Like Horgan, Brennan had established entrepreneurial roots in The Coca-Cola Company and spent much of his eleven years with the company launching new business ventures in Asia including the development of its Taiwan … Amalgamated division.

With a high level of expertise in beverage distribution, retail sales, marketing and finance, Brennan and his partners in GBS, John Blackington and Gordon Hill, each of whom also spent several years working for Coca-Cola, most often work with clients to develop well-organized and forward thinking business plans.

“One of our main focuses is on brand commercialization,” Brennan said. “Some people like to demean it and call it ‘sales and marketing,’ but we’ve formalized the business planning process. It’s really about directing entrepreneurs and getting their heads straight from the business plan to operating plan.

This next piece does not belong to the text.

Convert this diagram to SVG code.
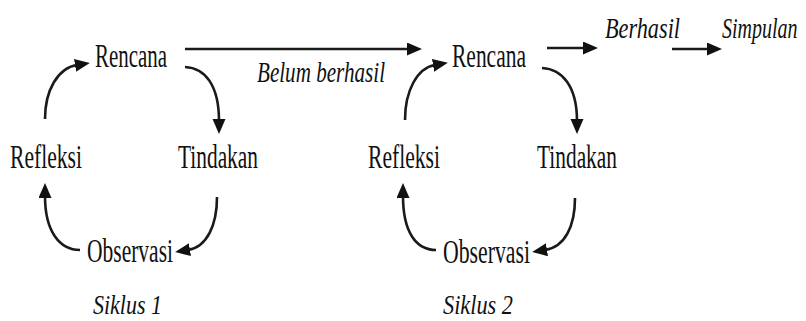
<svg xmlns="http://www.w3.org/2000/svg" width="806" height="321" viewBox="0 0 806 321">
<defs>
<marker id="ah" markerUnits="userSpaceOnUse" markerWidth="16" markerHeight="14" refX="2" refY="6.5" orient="auto">
<path d="M0,0 L15,6.5 L0,13 z" fill="#111"/>
</marker>
<style>
.n{font-family:"Liberation Serif","Times New Roman",serif;font-size:33px;fill:#111}
.i{font-family:"Liberation Serif","Times New Roman",serif;font-size:29px;font-style:italic;fill:#111}
.s{font-size:27px}
.c{fill:none;stroke:#1a1a1a;stroke-width:2.6;marker-end:url(#ah)}
</style>
</defs>
<rect width="806" height="321" fill="#fff"/>
<g id="connectors">
<path class="c" d="M45,119 C45,90 58,68 77,65"/>
<path class="c" d="M185,67 C205,68 219,85 219,121"/>
<path class="c" d="M217,197 C217,225 207,247 188,250"/>
<path class="c" d="M80,250 C60,250 45,232 45,196"/>
<path class="c" d="M185,49 L409,49"/>
<path class="c" d="M405,120 C405,91 417,68 435,65"/>
<path class="c" d="M542,68 C562,69 577,86 577,121"/>
<path class="c" d="M575,198 C575,226 565,247 545,250"/>
<path class="c" d="M436,250 C416,250 403,232 403,196"/>
<path class="c" d="M547,48 L585,48"/>
<path class="c" d="M672,49 L709,49"/>
</g>
<g id="rencana1"><text class="n" x="95" y="67" textLength="72" lengthAdjust="spacingAndGlyphs">Rencana</text></g>
<g id="refleksi1"><text class="n" x="10" y="168" textLength="72" lengthAdjust="spacingAndGlyphs">Refleksi</text></g>
<g id="tindakan1"><text class="n" x="178" y="168" textLength="80" lengthAdjust="spacingAndGlyphs">Tindakan</text></g>
<g id="observasi1"><text class="n" x="87" y="262" textLength="86" lengthAdjust="spacingAndGlyphs">Observasi</text></g>
<g id="siklus1"><text class="i s" x="93" y="314" textLength="69" lengthAdjust="spacingAndGlyphs">Siklus 1</text></g>
<g id="belum"><text class="i" x="257" y="82" textLength="128" lengthAdjust="spacingAndGlyphs">Belum berhasil</text></g>
<g id="rencana2"><text class="n" x="452" y="67" textLength="74" lengthAdjust="spacingAndGlyphs">Rencana</text></g>
<g id="refleksi2"><text class="n" x="368" y="168" textLength="72" lengthAdjust="spacingAndGlyphs">Refleksi</text></g>
<g id="tindakan2"><text class="n" x="537" y="168" textLength="80" lengthAdjust="spacingAndGlyphs">Tindakan</text></g>
<g id="observasi2"><text class="n" x="443" y="263" textLength="87" lengthAdjust="spacingAndGlyphs">Observasi</text></g>
<g id="siklus2"><text class="i s" x="443" y="314" textLength="70" lengthAdjust="spacingAndGlyphs">Siklus 2</text></g>
<g id="berhasil"><text class="i" x="605" y="38" textLength="75" lengthAdjust="spacingAndGlyphs">Berhasil</text></g>
<g id="simpulan"><text class="i" transform="translate(722,38) scale(0.69,1)" x="0" y="0">Simpulan</text></g>
</svg>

It’s a focused attack that includes measurements of success.”

“And if you need money, we know what to include in the business plan and what places to go for the right deals, hedge funds, venture capitalists and angel investors,” Brennan continued. “We want people to understand that we will go to our Rolodex and be able to help.”

Through its Capital Advisor Program, GBS has an informal relationship with a boutique investment firm and with it access to a $30 million health and wellness fund, Brennan said. Though he noted that GBS has yet to make use of the fund, he did say that GBS was looking for a new client “to bring into the fold.”

To enhance marketing efforts for its clients, GBS has partnered with Brand Action Team (BAT), a firm with expertise in social media and digital marketing, and designing innovative promotional campaigns. Additionally, BAT founded the US Drinks Conference, an international forum that, according to Brennan, gives GBS and its clients greater opportunities for global marketing.

GBS is currently working with a number of clients including Crunk Energy (“They are good at marketing and branding – not so much on the sales and distribution side. We’re working on getting them into 20 states by this summer.”); and Global Entry, Inc. makers of detox beverage Rebootizer (“Numerous players have entered the fray. We think Rebootizer has done it right.”)

Both Horgan and Brennan say they favor a patient and disciplined approach to brand incubation in both strategy and implementation.  Indeed, their similar vision for new brands suggests an addendum to the famous idiom: Rome was not built in a day… and neither will your beverage company.

“Our passion is [helping] early stage companies to meet their potential,” Horgan said, “but it’s a step-by-step process.”